Stored records:
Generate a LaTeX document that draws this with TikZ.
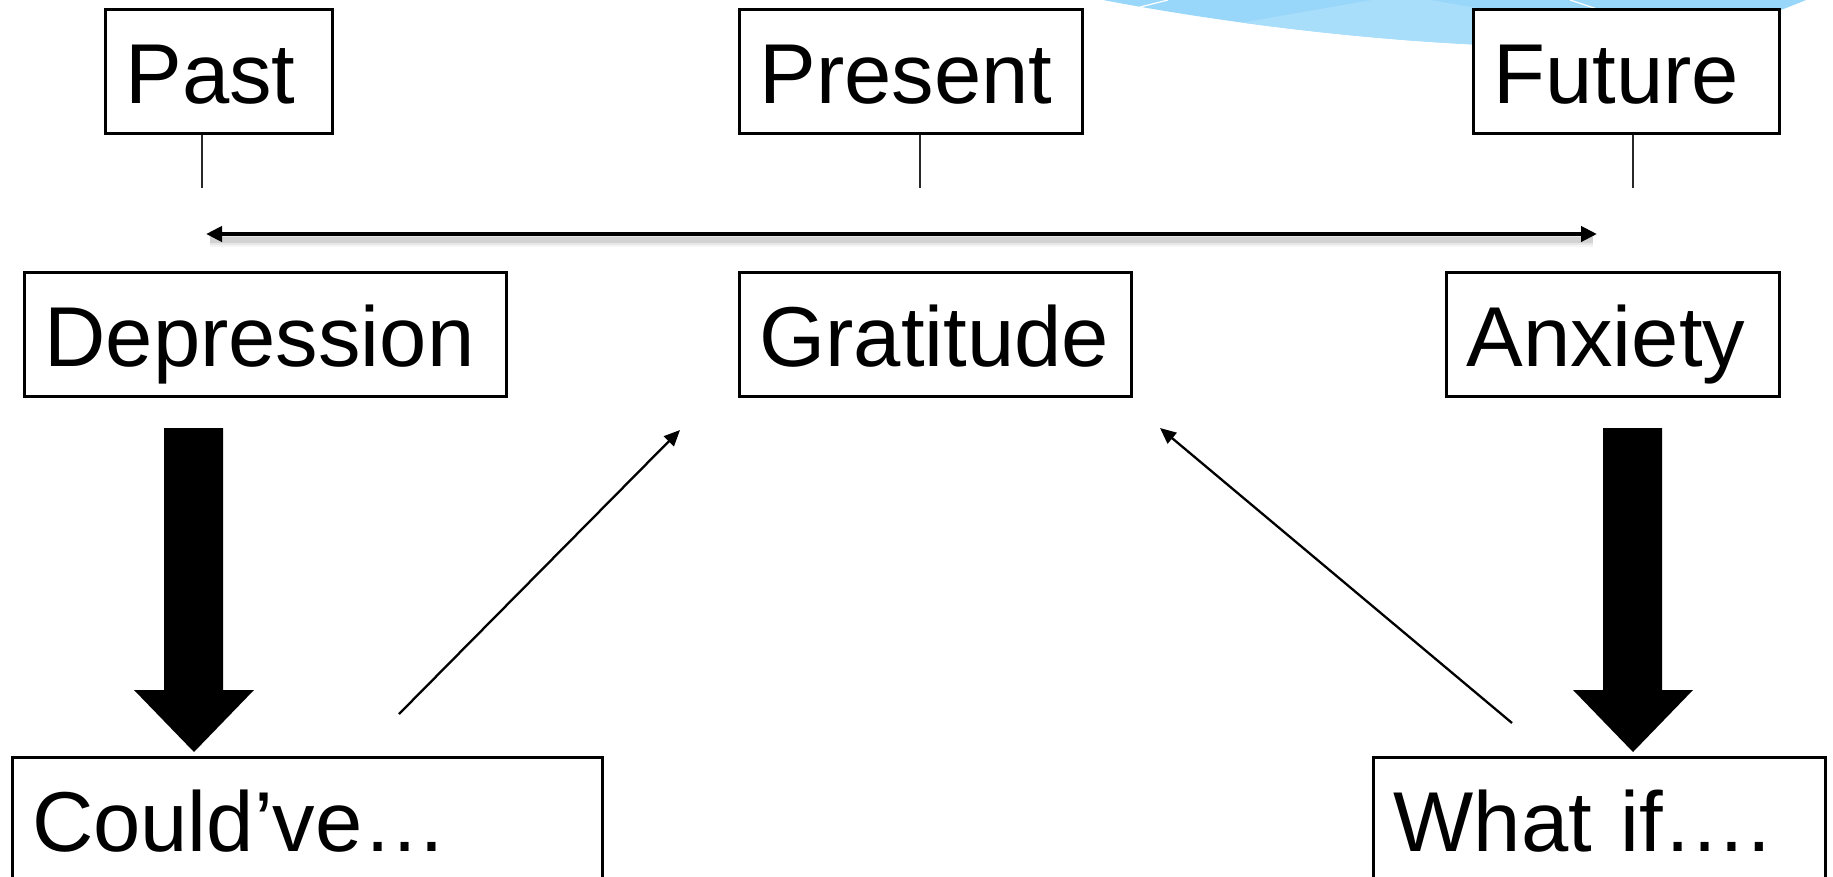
\documentclass[tikz,border=0pt]{standalone}
\usepackage{fontspec}
\setmainfont{Liberation Sans}
\usetikzlibrary{arrows.meta}
\definecolor{waveblue}{RGB}{152,214,250}
\definecolor{wavelight}{RGB}{168,222,250}
\definecolor{tickgray}{RGB}{40,40,40}
\begin{document}
\begin{tikzpicture}[x=1pt,y=-1pt,
  box/.style={draw=black, line width=3pt, fill=white, anchor=north west,
    minimum height=124pt, inner xsep=20pt, inner ysep=0pt, align=left,
    text width=#1, text height=79pt, text depth=15pt,
    font=\fontsize{85}{100}\selectfont},
  tick/.style={draw=tickgray, line width=1.5pt},
  timeline/.style={line width=4pt, {Triangle[length=16pt,width=15pt]}-{Triangle[length=16pt,width=15pt]}},
  backarrow/.style={line width=2.3pt, -{Triangle[length=16pt,width=14pt]}},
  blockdown/.pic={\fill[black] (-30,-324) -- (29,-324) -- (29,-62) -- (60,-62)
      -- (0,0) -- (-60,-62) -- (-30,-62) -- cycle;}
]
\useasboundingbox (0,0) rectangle (1833,876);
\clip (0,0) rectangle (1833,876);

% wave ornament in the upper right corner
\begin{scope}
  \path[clip] (1103,0) .. controls (1250,28) and (1420,46) .. (1560,47)
    .. controls (1680,47) and (1745,25) .. (1806,0) -- cycle;
  \fill[waveblue] (1100,-2) rectangle (1810,60);
  \fill[wavelight] (1240,23) -- (1372,0) -- (1430,0) -- (1500,12) -- (1620,60) -- (1200,60) -- cycle;
  \draw[white, line width=1.2pt] (1140,7) -- (1168,0);
  \draw[white, line width=1.2pt] (1570,0) -- (1600,10);
\end{scope}

% time labels
\node[box=187pt] (past)    at (104,8)   {\mbox{Past}};
\node[box=303pt] (present) at (738,8)   {\mbox{Present}};
\node[box=266pt] (future)  at (1472,8)  {\mbox{Future}};

% states
\node[box=442pt] (depression) at (23,271)   {\mbox{Depression}};
\node[box=352pt] (gratitude)  at (738,271)  {\mbox{Gratitude}};
\node[box=293pt] (anxiety)    at (1445,271) {\mbox{Anxiety}};

% thoughts
\node[box=550pt] (couldve) at (10.5,756) {\mbox{Could’ve…}};
\node[box=412pt] (whatif)  at (1372,756) {\mbox{What if….}};

% ticks under the time labels
\coordinate (tpast) at (202,188);
\coordinate (tpresent) at (920,188);
\coordinate (tfuture) at (1633,188);
\draw[tick] (past.south -| tpast) -- (tpast);
\draw[tick] (present.south -| tpresent) -- (tpresent);
\draw[tick] (future.south -| tfuture) -- (tfuture);

% time line with its soft shadow
\coordinate (lineL) at (206,234);
\coordinate (lineR) at (1597,234);
\foreach \w/\o in {14/0.04, 10/0.06, 6/0.09}
  \draw[line width=\w pt, black, opacity=\o] ([shift={(4,6)}]lineL) -- ([shift={(-4,6)}]lineR);
\draw[timeline] (lineL) -- (lineR);

% heavy arrows down to the thoughts
\pic (downleft)  at (194,752)  {blockdown};
\pic (downright) at (1633,752) {blockdown};

% thin arrows back up to gratitude
\coordinate (fromC) at (399,714);
\coordinate (toG1) at (680,430);
\coordinate (fromW) at (1512,723);
\coordinate (toG2) at (1160,428);
\draw[backarrow] (fromC) -- (toG1);
\draw[backarrow] (fromW) -- (toG2);
\end{tikzpicture}
\end{document}
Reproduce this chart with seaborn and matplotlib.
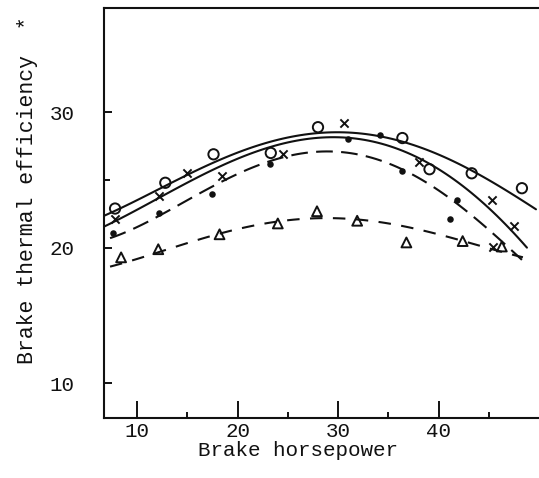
import matplotlib
matplotlib.use("Agg")
import matplotlib.pyplot as plt
import seaborn as sns

# Measured points: brake horsepower vs brake thermal efficiency (%)
hp_circle = [7.8, 12.8, 17.6, 23.3, 28.0, 36.4, 39.1, 43.3, 48.3]
eff_circle = [22.9, 24.8, 26.9, 27.0, 28.9, 28.1, 25.8, 25.5, 24.4]

hp_cross = [7.8, 12.2, 15.0, 18.4, 24.5, 30.6, 38.1, 45.3, 45.4, 47.5]
eff_cross = [22.1, 23.8, 25.5, 25.3, 26.9, 29.2, 26.3, 23.5, 20.1, 21.6]

hp_dot = [7.6, 12.2, 17.4, 23.2, 31.0, 34.2, 36.4, 41.1, 41.8]
eff_dot = [21.1, 22.6, 24.0, 26.2, 28.0, 28.3, 25.7, 22.1, 23.5]

hp_tri = [8.4, 12.1, 18.2, 24.0, 27.9, 31.9, 36.8, 42.4, 46.3]
eff_tri = [19.3, 19.9, 21.0, 21.8, 22.7, 22.0, 20.4, 20.5, 20.1]

# Faired curves through each series
curve_hp_circle = [6.7, 10, 15, 20, 25, 30, 35, 40, 45, 49.7]
curve_eff_circle = [22.3, 23.6, 25.5, 26.9, 28.0, 28.6, 28.3, 26.8, 24.9, 22.9]

curve_hp_cross = [6.7, 10, 15, 20, 25, 30, 35, 40, 45, 48.8]
curve_eff_cross = [21.5, 22.9, 24.9, 26.5, 27.6, 28.2, 27.8, 25.7, 22.8, 20.1]

curve_hp_dot = [7.3, 10, 15, 20, 25, 30, 35, 40, 45, 48.3]
curve_eff_dot = [20.6, 21.7, 23.6, 25.3, 26.6, 27.3, 26.3, 24.2, 21.2, 19.2]

curve_hp_tri = [7.3, 10, 15, 20, 25, 28, 32, 36, 40, 44, 48.4]
curve_eff_tri = [18.6, 19.2, 20.4, 21.3, 22.0, 22.3, 22.1, 21.6, 21.0, 20.2, 19.3]

x_ticks = [10, 20, 30, 40]
y_ticks = [10, 20, 30]

sns.set_style("ticks")
plt.rcParams["font.family"] = ["Liberation Mono", "DejaVu Sans Mono"]

fig = plt.figure(figsize=(5.39, 4.78), dpi=100)
ax = fig.add_axes([0.193, 0.1255, 0.807, 0.858])

ink = "#111111"
series = [
    (hp_circle, eff_circle, curve_hp_circle, curve_eff_circle, "o",
     dict(s=55, facecolors="none", edgecolors=ink, linewidths=1.4), "-"),
    (hp_cross, eff_cross, curve_hp_cross, curve_eff_cross, "x",
     dict(s=35, color=ink, linewidths=1.4), "-"),
    (hp_dot, eff_dot, curve_hp_dot, curve_eff_dot, "o",
     dict(s=22, color=ink, linewidths=0), (0, (8, 4))),
    (hp_tri, eff_tri, curve_hp_tri, curve_eff_tri, "^",
     dict(s=50, facecolors="none", edgecolors=ink, linewidths=1.4), (0, (6, 5))),
]

for hp, eff, chp, ceff, marker, mkw, ls in series:
    # smooth polynomial fairing of the curve readings
    sns.regplot(x=chp, y=ceff, order=4, ci=None, scatter=False, truncate=True, ax=ax,
                line_kws=dict(color=ink, lw=1.5, linestyle=ls))
    sns.scatterplot(x=hp, y=eff, marker=marker, ax=ax, legend=False, **mkw)

ax.set_xlim(6.7, 50.0)
ax.set_ylim(7.45, 37.7)

ax.set_xticks(x_ticks)
ax.set_xticks([15, 25, 35, 45], minor=True)
ax.set_yticks(y_ticks)
ax.set_yticks([25], minor=True)
ax.tick_params(axis="both", which="major", direction="in", color=ink,
               labelsize=15, labelcolor=ink, width=1.4)
ax.tick_params(axis="x", which="major", length=12, pad=3)
ax.tick_params(axis="y", which="major", length=6, pad=21)
ax.tick_params(axis="both", which="minor", direction="in", length=4, width=1.4, color=ink)

for side in ["left", "bottom", "top"]:
    ax.spines[side].set_color(ink)
    ax.spines[side].set_linewidth(1.5)
ax.spines["right"].set_visible(False)

ax.set_xlabel("Brake horsepower", fontsize=15, color=ink)
ax.xaxis.set_label_coords(0.446, -0.056)
ax.set_ylabel("Brake thermal efficiency  *", fontsize=15.5, color=ink)
ax.yaxis.set_label_coords(-0.152, 0.555)

fig.savefig("out.png", dpi=100)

● PROBLEM DETAILS: Each line that contains the word "with" counts toward the total; give only that total.

● ANSWER FOR THE TASK: 3